Gavin Thornton: Hawaiʻi Appleseed co-director helps the poor, aims to untangle the state budget process

Shortly after graduating from the University of Virginia’s law school in 2002, while working as an attorney in Legal Aid Society of Hawaiʻi’s Kona office, Gavin Thornton discovered that the state had been overcharging public housing tenants for more than a decade. The dispute became Hawaiʻi Appleseed Center for Law & Economic Justice’s first case, with $2.3 million recovered on behalf of the renters.

These days, Thornton serves as a co-director of the Honolulu-based nonprofit that advocates on behalf of low-income individuals, families and communities. It endeavors to pinpoint underlying community problems by conducting research on housing, health, education, immigration and disability rights issues.

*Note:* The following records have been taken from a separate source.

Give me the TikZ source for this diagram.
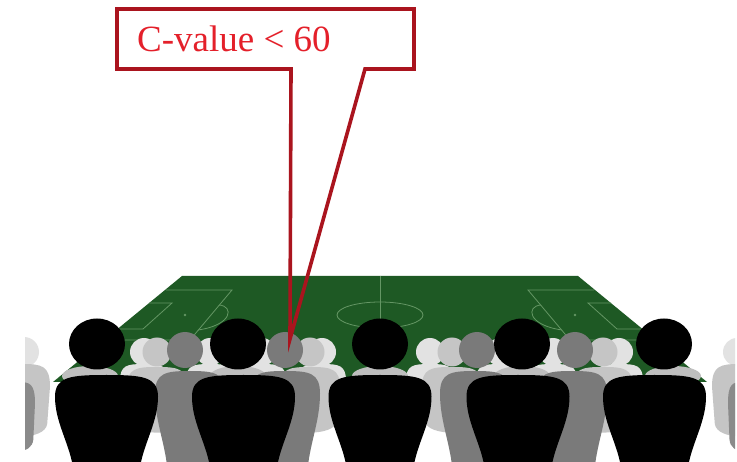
\documentclass[tikz,border=0pt]{standalone}
\usepackage{fontspec}
\setmainfont{Liberation Serif}
\definecolor{pitch}{RGB}{30,89,36}
\definecolor{pline}{RGB}{100,150,100}
\definecolor{verylight}{RGB}{226,226,226}
\definecolor{lightg}{RGB}{197,197,197}
\definecolor{collarg}{RGB}{190,190,190}
\definecolor{midg}{RGB}{122,122,122}
\definecolor{edgeg}{RGB}{138,138,138}
\definecolor{redline}{RGB}{170,20,30}
\definecolor{redtext}{RGB}{228,32,42}
\tikzset{
  markline/.style={draw=pline,line width=0.8pt},
  callout/.style={draw=redline,line width=3.6pt,line join=miter},
  labeltext/.style={text=redtext,font=\fontsize{37}{42}\selectfont,inner sep=0pt,anchor=base west}
}
\newcommand\crowdbody[5]{%
  \fill[#5,shift={(#1,#2)},xscale=#3,yscale=#4]
    (-0.67,1) .. controls (-0.76,0.75) and (-1,0.52) .. (-1,0.25)
    .. controls (-1,0.02) and (-0.7,0) .. (0,0)
    .. controls (0.7,0) and (1,0.02) .. (1,0.25)
    .. controls (1,0.52) and (0.76,0.75) .. (0.67,1) -- cycle;}
\newcommand\crowdback[5]{%
  \fill[#5,shift={(#1,#2)},xscale=#3,yscale=#4]
    (-1,0.3) .. controls (-1,0.02) and (-0.7,0) .. (0,0)
    .. controls (0.7,0) and (1,0.02) .. (1,0.3)
    -- (0.9,0.8) .. controls (0.82,1.02) and (-0.82,1.02) .. (-0.9,0.8) -- cycle;}
\newcommand\crowdhead[4]{%
  \fill[#4] (#1,#2) ellipse [x radius=#3, y radius=#3];}
\begin{document}
\begin{tikzpicture}[x=1pt,y=-1pt]
\useasboundingbox (0,0) rectangle (737,462);
\fill[white] (0,0) rectangle (737,462);
% pitch
\fill[pitch] (182,276) -- (578,276) -- (707,382) -- (53,382) -- cycle;
\draw[markline] (380,276) -- (380,382);
\draw[markline] (380,315) ellipse [x radius=43, y radius=13];
\foreach \side in {1,-1}{
\begin{scope}[shift={(380,0)},xscale=\side]
  \draw[markline] (-214,290) -- (-148,290) -- (-190,340) -- (-276,340);
  \draw[markline] (-231,303) -- (-208,303) -- (-237,329) -- (-263,329);
  \draw[markline] (-161,305) .. controls (-146,306) and (-147,325) .. (-182,330);
  \fill[pline] (-195,315) circle [radius=1.3];
\end{scope}}
% crowd
\begin{scope}
\clip (25,0) rectangle (735,462);
% very light back row
\foreach \c in {144,210,262,322,430,500,553,619}{
  \crowdback{\c}{364}{24}{56}{verylight}
  \crowdhead{\c}{352}{14}{verylight}}
% light back row
\foreach \c in {157,310,452,603}{
  \crowdback{\c}{367}{30}{68}{lightg}
  \crowdhead{\c}{352}{14.5}{lightg}}
% collars behind front heads
\foreach \c in {90,238,380,522,673}{
  \fill[collarg] (\c,376) ellipse [x radius=28, y radius=10];}
% middle grey row
\foreach \c/\h in {190/185,285/285,475/477,572/575}{
  \crowdbody{\c}{371}{35}{91}{midg}
  \crowdhead{\h}{350}{18}{midg}}
% front black row
\foreach \c/\h in {106.5/97,243.5/238,380/380,518/522,654.5/664}{
  \crowdbody{\c}{375}{51.5}{87}{black}
  \fill[black] (\h,344) ellipse [x radius=28, y radius=25.5];}
% edge figures
\crowdhead{24}{352}{15}{verylight}
\crowdback{22}{364}{28}{75}{lightg}
\crowdback{18}{382}{17}{72}{edgeg}
\crowdhead{737}{352}{14}{verylight}
\crowdback{740}{364}{28}{75}{lightg}
\crowdback{743}{382}{15}{72}{edgeg}
\end{scope}
% callout
\coordinate (tip) at (290,339);
\draw[callout] (117,9) -- (414,9) -- (414,69) -- (365,69) -- (tip) -- (291,69) -- (117,69) -- cycle;
\node[labeltext] (label) at (137,52) {C-value < 60};
\end{tikzpicture}
\end{document}
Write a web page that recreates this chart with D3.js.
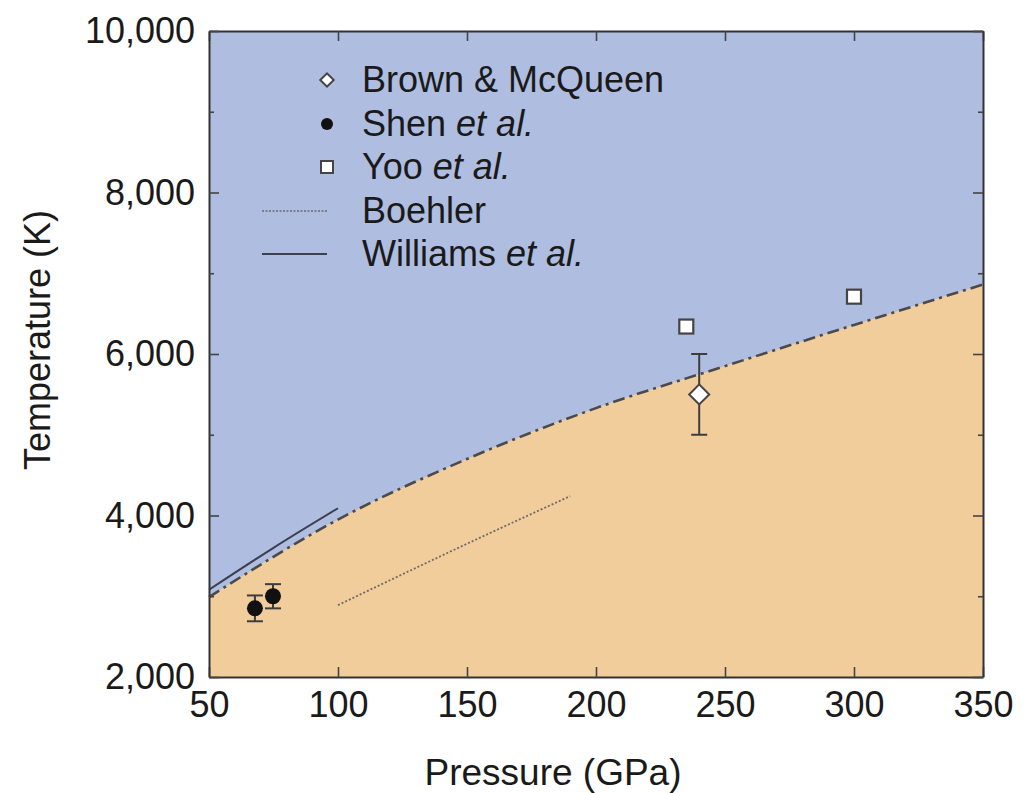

Among current efforts Thornton’s excited about: plans in the works to launch Appleseed’s “Hawaiʻi Budget & Policy Center,” which will conduct research and data analysis on our state budget and tax structure, providing findings to policy makers ever in need of reliable information to more efficiently and effectively address poverty and inequality matters, he said.

“Good data and analysis underlies successful companies we’re all familiar with. That concept can be applied to governance, and the new budget center aims to dramatically increase Hawaiʻi’s capacity for data analysis focused on creating better public policy,” Thornton said.

In tandem with its Hawaiʻi Budget & Policy Center, which is slated to be up and running in 2018, Appleseed intends to release a budget primer. “It will look at the process used to create the budget—where the state gets its money, how it spends it, how we compare to other states, and how things have changed over time,” Thornton said.